Write out the material again exactly, please, and omit the pictures.

> Supplied material
┏━━

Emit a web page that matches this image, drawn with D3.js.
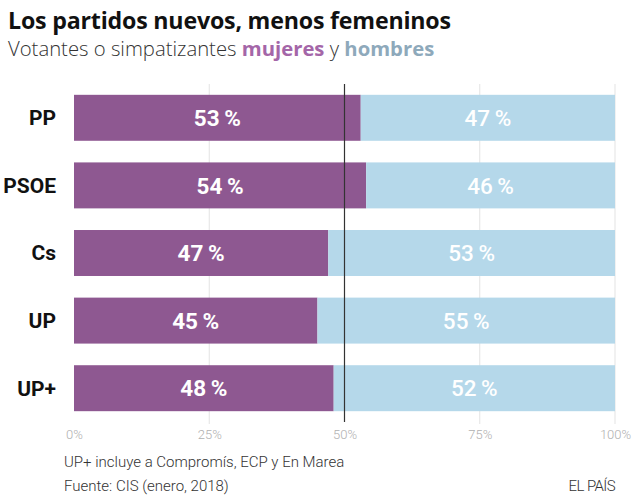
<!DOCTYPE html>
<html><head><meta charset="utf-8">
<script src="https://cdn.jsdelivr.net/npm/d3@7"></script>
<style>body{margin:0;background:#fff}svg{display:block;font-family:Roboto,"Noto Sans",sans-serif}</style>
</head><body>
<svg id="c" width="640" height="503"></svg>
<script>
const categories = ["PP","PSOE","Cs","UP","UP+"];
const mujeres = [53,54,47,45,48];
const hombres = [47,46,53,55,52];
const ticks = [0,25,50,75,100];

const svg = d3.select("#c");
const x = d3.scaleLinear().domain([0,100]).range([74,615]);
const y = d3.scaleBand().domain(categories).range([84,422]).paddingInner(0.32).paddingOuter(0.16);

svg.append("text").attr("x",8).attr("y",29).attr("font-size",23.2).attr("font-weight",700).attr("fill","#111")
  .attr("font-family","'Open Sans',sans-serif").attr("letter-spacing",-0.2)
  .text("Los partidos nuevos, menos femeninos");
const sub = svg.append("text").attr("x",8).attr("y",56).attr("font-size",20.3).attr("font-weight",300).attr("fill","#333")
  .attr("font-family","'Open Sans',sans-serif");
sub.append("tspan").text("Votantes o simpatizantes ");
sub.append("tspan").attr("font-weight",700).attr("fill","#A466A8").text("mujeres");
sub.append("tspan").text(" y ");
sub.append("tspan").attr("font-weight",700).attr("fill","#8EA9BB").text("hombres");

// gridlines
svg.append("g").selectAll("line").data([25,75,100]).join("line")
  .attr("x1",d=>x(d)).attr("x2",d=>x(d)).attr("y1",84).attr("y2",424)
  .attr("stroke","#e3e3e3").attr("stroke-width",1);

const rows = svg.append("g").selectAll("g").data(categories).join("g");
rows.append("rect").attr("x",x(0)).attr("y",d=>y(d)).attr("height",y.bandwidth())
  .attr("width",(d,i)=>x(mujeres[i])-x(0)).attr("fill","#8E5891");
rows.append("rect").attr("x",(d,i)=>x(mujeres[i])).attr("y",d=>y(d)).attr("height",y.bandwidth())
  .attr("width",(d,i)=>x(100)-x(mujeres[i])).attr("fill","#B5D8EA");
rows.append("text").attr("x",x(0)-18).attr("y",d=>y(d)+y.bandwidth()/2).attr("dy","0.35em")
  .attr("text-anchor","end").attr("font-size",21).attr("font-weight",700).attr("fill","#111").text(d=>d);
rows.append("text").attr("x",(d,i)=>x(mujeres[i]/2)).attr("y",d=>y(d)+y.bandwidth()/2).attr("dy","0.36em")
  .attr("text-anchor","middle").attr("font-size",22.5).attr("font-weight",700).attr("fill","#fff")
  .text((d,i)=>mujeres[i]+"\u2009%");
rows.append("text").attr("x",(d,i)=>x(mujeres[i]+hombres[i]/2)).attr("y",d=>y(d)+y.bandwidth()/2).attr("dy","0.36em")
  .attr("text-anchor","middle").attr("font-size",22.5).attr("font-weight",500).attr("fill","#fff")
  .text((d,i)=>hombres[i]+"\u2009%");

// 50% line
svg.append("line").attr("x1",x(50)).attr("x2",x(50)).attr("y1",84).attr("y2",422)
  .attr("stroke","#333").attr("stroke-width",1.2);

// axis
const ax = svg.append("g").attr("transform","translate(0,424)")
  .call(d3.axisBottom(x).tickValues(ticks).tickSize(0).tickPadding(6).tickFormat(d=>d+"%"));
ax.select(".domain").remove();
ax.selectAll("text").attr("font-size",13).attr("font-weight",300).attr("fill","#b0b0b0").attr("font-family","Roboto,sans-serif");

svg.append("text").attr("x",64).attr("y",467).attr("font-size",15).attr("font-weight",300).attr("fill","#333")
  .text("UP+ incluye a Compromís, ECP y En Marea");
svg.append("text").attr("x",64).attr("y",491).attr("font-size",15).attr("font-weight",300).attr("fill","#333")
  .text("Fuente: CIS (enero, 2018)");
svg.append("text").attr("x",615).attr("y",491).attr("text-anchor","end").attr("font-size",15).attr("font-weight",300).attr("fill","#333")
  .attr("letter-spacing",-0.6).text("EL PAÍS");
</script>
</body></html>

┗━━

> Final answer
Emit a web page that matches this image, drawn with D3.js.
<!DOCTYPE html>
<html><head><meta charset="utf-8">
<script src="https://cdn.jsdelivr.net/npm/d3@7"></script>
<style>body{margin:0;background:#fff}svg{display:block;font-family:Roboto,"Noto Sans",sans-serif}</style>
</head><body>
<svg id="c" width="640" height="503"></svg>
<script>
const categories = ["PP","PSOE","Cs","UP","UP+"];
const mujeres = [53,54,47,45,48];
const hombres = [47,46,53,55,52];
const ticks = [0,25,50,75,100];

const svg = d3.select("#c");
const x = d3.scaleLinear().domain([0,100]).range([74,615]);
const y = d3.scaleBand().domain(categories).range([84,422]).paddingInner(0.32).paddingOuter(0.16);

svg.append("text").attr("x",8).attr("y",29).attr("font-size",23.2).attr("font-weight",700).attr("fill","#111")
  .attr("font-family","'Open Sans',sans-serif").attr("letter-spacing",-0.2)
  .text("Los partidos nuevos, menos femeninos");
const sub = svg.append("text").attr("x",8).attr("y",56).attr("font-size",20.3).attr("font-weight",300).attr("fill","#333")
  .attr("font-family","'Open Sans',sans-serif");
sub.append("tspan").text("Votantes o simpatizantes ");
sub.append("tspan").attr("font-weight",700).attr("fill","#A466A8").text("mujeres");
sub.append("tspan").text(" y ");
sub.append("tspan").attr("font-weight",700).attr("fill","#8EA9BB").text("hombres");

// gridlines
svg.append("g").selectAll("line").data([25,75,100]).join("line")
  .attr("x1",d=>x(d)).attr("x2",d=>x(d)).attr("y1",84).attr("y2",424)
  .attr("stroke","#e3e3e3").attr("stroke-width",1);

const rows = svg.append("g").selectAll("g").data(categories).join("g");
rows.append("rect").attr("x",x(0)).attr("y",d=>y(d)).attr("height",y.bandwidth())
  .attr("width",(d,i)=>x(mujeres[i])-x(0)).attr("fill","#8E5891");
rows.append("rect").attr("x",(d,i)=>x(mujeres[i])).attr("y",d=>y(d)).attr("height",y.bandwidth())
  .attr("width",(d,i)=>x(100)-x(mujeres[i])).attr("fill","#B5D8EA");
rows.append("text").attr("x",x(0)-18).attr("y",d=>y(d)+y.bandwidth()/2).attr("dy","0.35em")
  .attr("text-anchor","end").attr("font-size",21).attr("font-weight",700).attr("fill","#111").text(d=>d);
rows.append("text").attr("x",(d,i)=>x(mujeres[i]/2)).attr("y",d=>y(d)+y.bandwidth()/2).attr("dy","0.36em")
  .attr("text-anchor","middle").attr("font-size",22.5).attr("font-weight",700).attr("fill","#fff")
  .text((d,i)=>mujeres[i]+"\u2009%");
rows.append("text").attr("x",(d,i)=>x(mujeres[i]+hombres[i]/2)).attr("y",d=>y(d)+y.bandwidth()/2).attr("dy","0.36em")
  .attr("text-anchor","middle").attr("font-size",22.5).attr("font-weight",500).attr("fill","#fff")
  .text((d,i)=>hombres[i]+"\u2009%");

// 50% line
svg.append("line").attr("x1",x(50)).attr("x2",x(50)).attr("y1",84).attr("y2",422)
  .attr("stroke","#333").attr("stroke-width",1.2);

// axis
const ax = svg.append("g").attr("transform","translate(0,424)")
  .call(d3.axisBottom(x).tickValues(ticks).tickSize(0).tickPadding(6).tickFormat(d=>d+"%"));
ax.select(".domain").remove();
ax.selectAll("text").attr("font-size",13).attr("font-weight",300).attr("fill","#b0b0b0").attr("font-family","Roboto,sans-serif");

svg.append("text").attr("x",64).attr("y",467).attr("font-size",15).attr("font-weight",300).attr("fill","#333")
  .text("UP+ incluye a Compromís, ECP y En Marea");
svg.append("text").attr("x",64).attr("y",491).attr("font-size",15).attr("font-weight",300).attr("fill","#333")
  .text("Fuente: CIS (enero, 2018)");
svg.append("text").attr("x",615).attr("y",491).attr("text-anchor","end").attr("font-size",15).attr("font-weight",300).attr("fill","#333")
  .attr("letter-spacing",-0.6).text("EL PAÍS");
</script>
</body></html>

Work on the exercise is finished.